= Problem =
Your output is the lines from the first one to the one containing "from bokeh.resources import INLINE", repeated exactly, with images left out.

= Exercise input =

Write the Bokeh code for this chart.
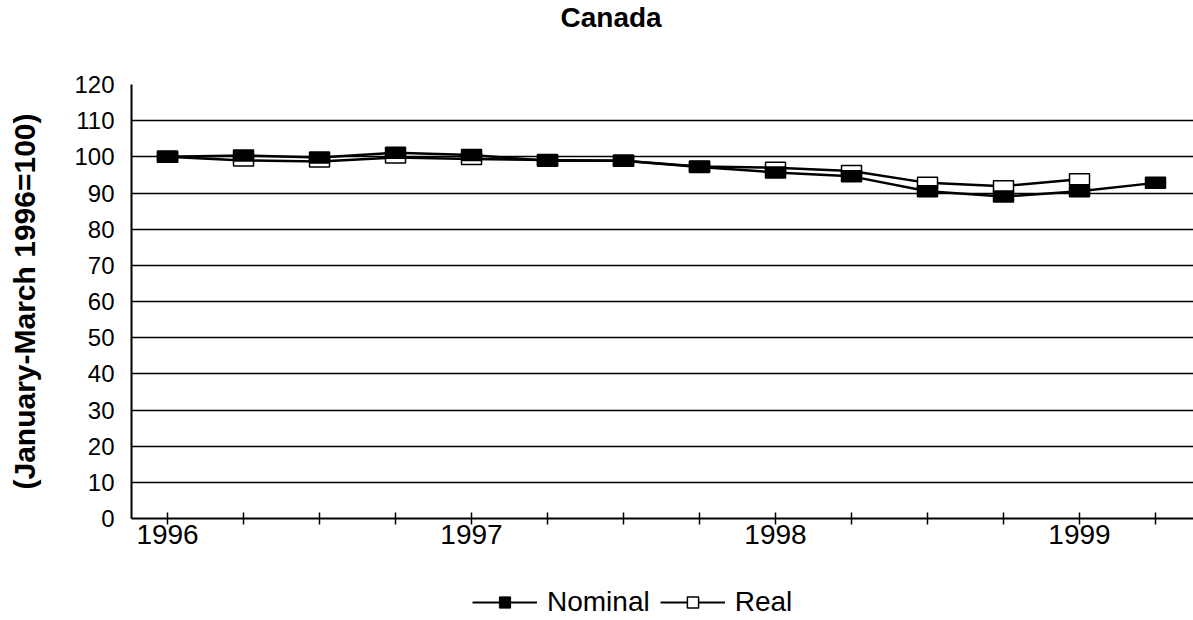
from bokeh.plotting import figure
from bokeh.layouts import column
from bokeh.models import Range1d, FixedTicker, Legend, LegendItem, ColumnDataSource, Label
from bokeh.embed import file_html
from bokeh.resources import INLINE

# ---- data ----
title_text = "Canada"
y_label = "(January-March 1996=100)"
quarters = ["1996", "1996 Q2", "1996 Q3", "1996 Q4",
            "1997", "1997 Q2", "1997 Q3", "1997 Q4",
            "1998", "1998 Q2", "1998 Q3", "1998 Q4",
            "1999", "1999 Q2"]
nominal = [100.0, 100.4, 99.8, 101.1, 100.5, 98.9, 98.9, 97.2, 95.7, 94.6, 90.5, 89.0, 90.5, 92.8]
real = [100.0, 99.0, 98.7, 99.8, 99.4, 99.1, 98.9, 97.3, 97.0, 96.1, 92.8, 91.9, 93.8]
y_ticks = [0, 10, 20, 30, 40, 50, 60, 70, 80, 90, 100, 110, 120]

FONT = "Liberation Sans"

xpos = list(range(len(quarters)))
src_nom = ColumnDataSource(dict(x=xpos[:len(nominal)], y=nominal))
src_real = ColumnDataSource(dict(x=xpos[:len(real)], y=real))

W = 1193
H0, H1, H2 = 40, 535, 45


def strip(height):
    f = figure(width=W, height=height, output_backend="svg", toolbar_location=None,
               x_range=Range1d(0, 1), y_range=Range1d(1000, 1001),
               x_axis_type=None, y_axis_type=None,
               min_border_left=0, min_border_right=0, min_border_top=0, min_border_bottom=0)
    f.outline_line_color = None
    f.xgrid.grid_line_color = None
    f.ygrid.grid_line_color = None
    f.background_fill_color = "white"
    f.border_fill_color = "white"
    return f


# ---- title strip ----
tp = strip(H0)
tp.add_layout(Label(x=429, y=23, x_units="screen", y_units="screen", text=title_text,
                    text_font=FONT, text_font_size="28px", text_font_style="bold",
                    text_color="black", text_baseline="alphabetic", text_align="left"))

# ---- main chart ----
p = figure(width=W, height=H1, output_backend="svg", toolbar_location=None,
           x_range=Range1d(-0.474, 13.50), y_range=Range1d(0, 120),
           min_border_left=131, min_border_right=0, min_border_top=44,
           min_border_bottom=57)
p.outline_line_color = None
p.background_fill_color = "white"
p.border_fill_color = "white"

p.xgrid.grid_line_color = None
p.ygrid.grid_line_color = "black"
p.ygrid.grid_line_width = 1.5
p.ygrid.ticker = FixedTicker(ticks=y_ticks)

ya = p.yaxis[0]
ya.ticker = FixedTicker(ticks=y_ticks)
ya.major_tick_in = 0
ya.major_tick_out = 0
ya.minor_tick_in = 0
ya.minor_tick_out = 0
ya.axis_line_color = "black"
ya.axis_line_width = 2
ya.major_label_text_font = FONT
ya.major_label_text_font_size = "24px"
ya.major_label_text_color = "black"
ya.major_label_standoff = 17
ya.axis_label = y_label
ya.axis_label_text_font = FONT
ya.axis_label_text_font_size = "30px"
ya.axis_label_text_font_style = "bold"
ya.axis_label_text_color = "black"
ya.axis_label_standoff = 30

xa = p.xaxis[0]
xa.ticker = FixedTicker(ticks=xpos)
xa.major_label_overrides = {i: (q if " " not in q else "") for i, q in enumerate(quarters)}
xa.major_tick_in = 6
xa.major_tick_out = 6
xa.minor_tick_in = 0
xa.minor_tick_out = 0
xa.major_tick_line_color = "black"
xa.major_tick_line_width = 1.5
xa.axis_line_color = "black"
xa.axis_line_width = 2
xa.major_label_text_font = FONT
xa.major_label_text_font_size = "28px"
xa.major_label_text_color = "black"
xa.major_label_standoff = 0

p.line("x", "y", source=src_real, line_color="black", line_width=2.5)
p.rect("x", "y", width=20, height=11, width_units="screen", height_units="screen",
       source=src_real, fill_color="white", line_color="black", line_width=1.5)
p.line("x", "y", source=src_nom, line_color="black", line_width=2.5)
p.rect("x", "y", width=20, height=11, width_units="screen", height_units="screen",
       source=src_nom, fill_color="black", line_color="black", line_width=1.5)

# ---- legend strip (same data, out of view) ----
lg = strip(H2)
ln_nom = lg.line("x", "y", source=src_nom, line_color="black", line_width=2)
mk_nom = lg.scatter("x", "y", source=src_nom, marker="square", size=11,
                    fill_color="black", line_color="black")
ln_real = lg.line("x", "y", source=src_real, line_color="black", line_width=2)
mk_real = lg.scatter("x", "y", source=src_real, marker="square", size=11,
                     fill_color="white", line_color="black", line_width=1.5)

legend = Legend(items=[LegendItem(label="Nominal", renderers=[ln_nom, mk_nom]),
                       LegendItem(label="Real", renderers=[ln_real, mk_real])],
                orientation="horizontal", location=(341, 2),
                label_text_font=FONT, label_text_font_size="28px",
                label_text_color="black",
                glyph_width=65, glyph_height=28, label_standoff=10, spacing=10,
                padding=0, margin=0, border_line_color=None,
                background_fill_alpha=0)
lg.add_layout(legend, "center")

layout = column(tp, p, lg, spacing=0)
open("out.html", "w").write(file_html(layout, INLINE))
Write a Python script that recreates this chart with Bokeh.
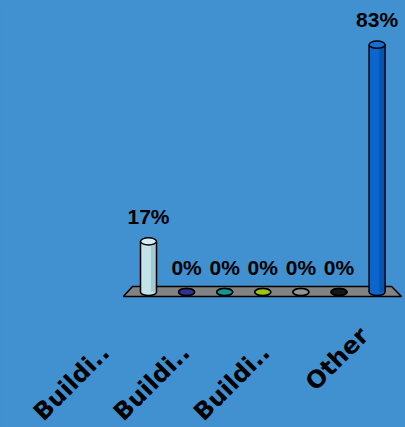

= Written reply =
Write the Bokeh code for this chart.
from bokeh.plotting import figure
from bokeh.layouts import column
from bokeh.models import Range1d, FixedTicker, Legend, LegendItem, ColumnDataSource, Label
from bokeh.embed import file_html
from bokeh.resources import INLINE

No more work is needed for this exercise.